■ Directive ■
Starting at the first line of the listing below, repeat each line exactly until the line containing "const pts = (xs, ys)", which you include. Leave out pictures.

— begin Collected material —

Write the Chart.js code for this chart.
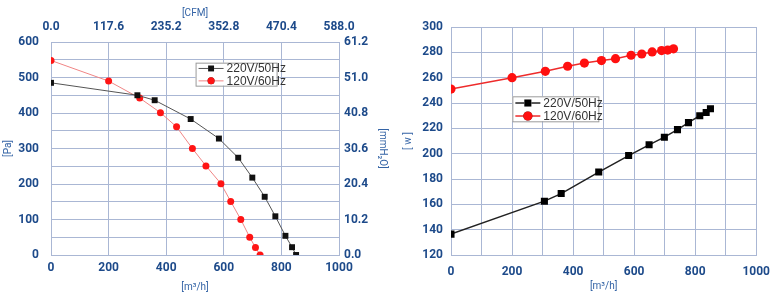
<!DOCTYPE html>
<html>
<head>
<meta charset="utf-8">
<script src="https://cdn.jsdelivr.net/npm/chart.js@4.4.1/dist/chart.umd.min.js"></script>
<style>
  body { margin: 0; background: #fff; }
  #wrap { position: relative; width: 780px; height: 299px; }
  #c1 { position: absolute; left: 0; top: 0; }
  #c2 { position: absolute; left: 392px; top: 0; }
</style>
</head>
<body>
<div id="wrap">
  <canvas id="c1" width="392" height="299"></canvas>
  <canvas id="c2" width="388" height="299"></canvas>
</div>
<script>
// pressure curve (left) - airflow m3/h vs Pa
const pq220Flow = [0, 300, 360, 485, 583, 650, 699, 742, 779, 814, 837, 851];
const pq220Pa   = [485, 450, 436, 383, 328, 274, 218, 164, 109, 54, 22, 0];
const pq120Flow = [0, 200, 308, 380, 436, 491, 538, 590, 624, 659, 690, 710, 726];
const pq120Pa   = [548, 490, 442, 401, 361, 300, 251, 201, 151, 100, 50, 21, 0];

// power curve (right) - airflow m3/h vs W
const pw220Flow = [0, 306, 361, 484, 582, 649, 699, 742, 778, 815, 836, 850];
const pw220W    = [136.5, 162.5, 168.5, 185.5, 198.5, 207, 213, 219, 224.5, 230, 232.5, 235.5];
const pw120Flow = [0, 200, 309, 382, 437, 493, 539, 590, 625, 659, 690, 710, 729];
const pw120W    = [251, 260, 265, 269, 271.5, 273.5, 275, 277.7, 278.7, 280.3, 281.4, 281.8, 282.8];

const seriesLabels = ['220V/50Hz', '120V/60Hz'];
const CFM_PER_M3H = 0.588;
const MMH2O_PER_PA = 0.102;

const gridColor = '#aab7d4';
const tickColor = '#1d4a8a';
const titleColor = '#3464a6';
const tickFont = {family: 'Roboto', size: 12, weight: 'bold'};
const titleFont = {family: 'Roboto', size: 10};

const pts = (xs, ys) => xs.map((x, i) => ({x: x, y: ys[i]}));

// boxed legend drawn inside the plot area
const boxLegend = {
  id: 'boxLegend',
  afterDraw(chart, args, opts) {
    const ctx = chart.ctx, a = chart.chartArea;
    const x = a.left + opts.fx * (a.right - a.left);
    const y = a.top + opts.fy * (a.bottom - a.top);
    ctx.save();
    ctx.fillStyle = '#fff';
    ctx.fillRect(x, y, opts.w, opts.h);
    ctx.strokeStyle = '#9a9a9a';
    ctx.lineWidth = 1;
    ctx.strokeRect(x + 0.5, y + 0.5, opts.w, opts.h);
    chart.data.datasets.forEach((ds, i) => {
      const ry = y + opts.row0 + i * opts.rowH;
      ctx.strokeStyle = ds.borderColor;
      ctx.lineWidth = ds.borderWidth;
      ctx.beginPath();
      ctx.moveTo(x + 3, ry);
      ctx.lineTo(x + 3 + opts.lineW, ry);
      ctx.stroke();
      Chart.helpers.drawPoint(ctx, {pointStyle: ds.pointStyle, rotation: 0, borderWidth: 0, radius: ds.pointRadius},
        x + 3 + opts.lineW / 2, ry);
      ctx.fillStyle = ds.pointBackgroundColor;
      ctx.fill();
      ctx.fillStyle = '#333';
      ctx.font = '12px "Liberation Sans"';
      ctx.textBaseline = 'middle';
      ctx.fillText(ds.label, x + 6 + opts.lineW, ry + 0.5);
    });
    ctx.restore();
  }
};

const fixSize = (n) => (scale) => {
  if (scale.isHorizontal()) scale.height = n; else scale.width = n;
};

const c1 = new Chart(document.getElementById('c1'), {
  type: 'line',
  data: {
    datasets: [{
      label: seriesLabels[0],
      data: pts(pq220Flow, pq220Pa),
      borderColor: '#555', borderWidth: 1,
      pointStyle: 'rect', pointRadius: 4.2,
      pointBackgroundColor: '#111', pointBorderWidth: 0
    }, {
      label: seriesLabels[1],
      data: pts(pq120Flow, pq120Pa),
      borderColor: '#f08585', borderWidth: 1,
      pointStyle: 'circle', pointRadius: 3.5,
      pointBackgroundColor: '#ff1414', pointBorderWidth: 0
    }]
  },
  options: {
    responsive: false,
    animation: false,
    layout: {padding: 0},
    plugins: {
      legend: {display: false},
      tooltip: {enabled: false},
      boxLegend: {fx: 0.502, fy: 0.097, w: 81, h: 23, row0: 5.8, rowH: 12.4, lineW: 25}
    },
    scales: {
      x: {
        type: 'linear', position: 'bottom', min: 0, max: 1000,
        afterFit: fixSize(44),
        grid: {color: gridColor, drawTicks: false},
        border: {color: gridColor},
        ticks: {stepSize: 100, padding: 6, color: tickColor, font: tickFont, maxRotation: 0,
          callback: v => v % 200 === 0 ? v : ''},
        title: {display: true, text: '[m³/h]', color: titleColor, font: titleFont, padding: {top: 0, bottom: 6}}
      },
      x2: {
        type: 'linear', position: 'top', min: 0, max: 1000,
        afterFit: fixSize(42),
        grid: {display: false, drawTicks: false},
        border: {color: gridColor},
        ticks: {stepSize: 100, padding: 8, color: tickColor, font: tickFont, maxRotation: 0,
          callback: v => v % 200 === 0 ? (v * CFM_PER_M3H).toFixed(1) : ''},
        title: {display: true, text: '[CFM]', color: titleColor, font: titleFont, padding: {top: 7, bottom: 0}}
      },
      y: {
        min: 0, max: 600,
        afterFit: fixSize(51),
        grid: {color: gridColor, drawTicks: false},
        border: {color: gridColor},
        ticks: {stepSize: 50, padding: 12, color: tickColor, font: tickFont,
          callback: v => v % 100 === 0 ? v : ''},
        title: {display: true, text: '[Pa]', color: titleColor, font: titleFont, padding: {top: 2, bottom: 0}}
      },
      y2: {
        position: 'right', min: 0, max: 600,
        afterFit: fixSize(53),
        grid: {display: false, drawTicks: false},
        border: {color: gridColor},
        ticks: {stepSize: 50, padding: 5, color: tickColor, font: tickFont,
          callback: v => v % 100 === 0 ? (v * MMH2O_PER_PA).toFixed(1) : ''},
        title: {display: true, text: '[mmH₂O]', color: titleColor, font: titleFont, padding: {top: 4, bottom: 0}}
      }
    }
  },
  plugins: [boxLegend]
});

const c2 = new Chart(document.getElementById('c2'), {
  type: 'line',
  data: {
    datasets: [{
      label: seriesLabels[0],
      data: pts(pw220Flow, pw220W),
      borderColor: '#222', borderWidth: 1.5,
      pointStyle: 'rect', pointRadius: 5,
      pointBackgroundColor: '#000', pointBorderWidth: 0
    }, {
      label: seriesLabels[1],
      data: pts(pw120Flow, pw120W),
      borderColor: '#ee2b2b', borderWidth: 1.5,
      pointStyle: 'circle', pointRadius: 4.6,
      pointBackgroundColor: '#ff1010', pointBorderWidth: 0
    }]
  },
  options: {
    responsive: false,
    animation: false,
    layout: {padding: {top: 27, right: 21}},
    plugins: {
      legend: {display: false},
      tooltip: {enabled: false},
      boxLegend: {fx: 0.201, fy: 0.304, w: 86, h: 25, row0: 6.7, rowH: 13, lineW: 25}
    },
    scales: {
      x: {
        type: 'linear', min: 0, max: 1000,
        afterFit: fixSize(44),
        grid: {color: gridColor, drawTicks: false},
        border: {color: gridColor},
        ticks: {stepSize: 100, padding: 10, color: tickColor, font: tickFont, maxRotation: 0,
          callback: v => v % 200 === 0 ? v : ''},
        title: {display: true, text: '[m³/h]', color: titleColor, font: titleFont, padding: {top: 0, bottom: 7}}
      },
      y: {
        min: 120, max: 300,
        afterFit: fixSize(59),
        grid: {color: gridColor, drawTicks: false},
        border: {color: gridColor},
        ticks: {stepSize: 10, padding: 8, color: tickColor, font: tickFont,
          callback: v => v % 20 === 0 ? v : ''},
        title: {display: true, text: '[ w ]', color: titleColor, font: titleFont, padding: {top: 10, bottom: 0}}
      }
    }
  },
  plugins: [boxLegend]
});
</script>
</body>
</html>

— end Collected material —

■ Answer to this exercise ■
Write the Chart.js code for this chart.
<!DOCTYPE html>
<html>
<head>
<meta charset="utf-8">
<script src="https://cdn.jsdelivr.net/npm/chart.js@4.4.1/dist/chart.umd.min.js"></script>
<style>
  body { margin: 0; background: #fff; }
  #wrap { position: relative; width: 780px; height: 299px; }
  #c1 { position: absolute; left: 0; top: 0; }
  #c2 { position: absolute; left: 392px; top: 0; }
</style>
</head>
<body>
<div id="wrap">
  <canvas id="c1" width="392" height="299"></canvas>
  <canvas id="c2" width="388" height="299"></canvas>
</div>
<script>
// pressure curve (left) - airflow m3/h vs Pa
const pq220Flow = [0, 300, 360, 485, 583, 650, 699, 742, 779, 814, 837, 851];
const pq220Pa   = [485, 450, 436, 383, 328, 274, 218, 164, 109, 54, 22, 0];
const pq120Flow = [0, 200, 308, 380, 436, 491, 538, 590, 624, 659, 690, 710, 726];
const pq120Pa   = [548, 490, 442, 401, 361, 300, 251, 201, 151, 100, 50, 21, 0];

// power curve (right) - airflow m3/h vs W
const pw220Flow = [0, 306, 361, 484, 582, 649, 699, 742, 778, 815, 836, 850];
const pw220W    = [136.5, 162.5, 168.5, 185.5, 198.5, 207, 213, 219, 224.5, 230, 232.5, 235.5];
const pw120Flow = [0, 200, 309, 382, 437, 493, 539, 590, 625, 659, 690, 710, 729];
const pw120W    = [251, 260, 265, 269, 271.5, 273.5, 275, 277.7, 278.7, 280.3, 281.4, 281.8, 282.8];

const seriesLabels = ['220V/50Hz', '120V/60Hz'];
const CFM_PER_M3H = 0.588;
const MMH2O_PER_PA = 0.102;

const gridColor = '#aab7d4';
const tickColor = '#1d4a8a';
const titleColor = '#3464a6';
const tickFont = {family: 'Roboto', size: 12, weight: 'bold'};
const titleFont = {family: 'Roboto', size: 10};

const pts = (xs, ys) => xs.map((x, i) => ({x: x, y: ys[i]}));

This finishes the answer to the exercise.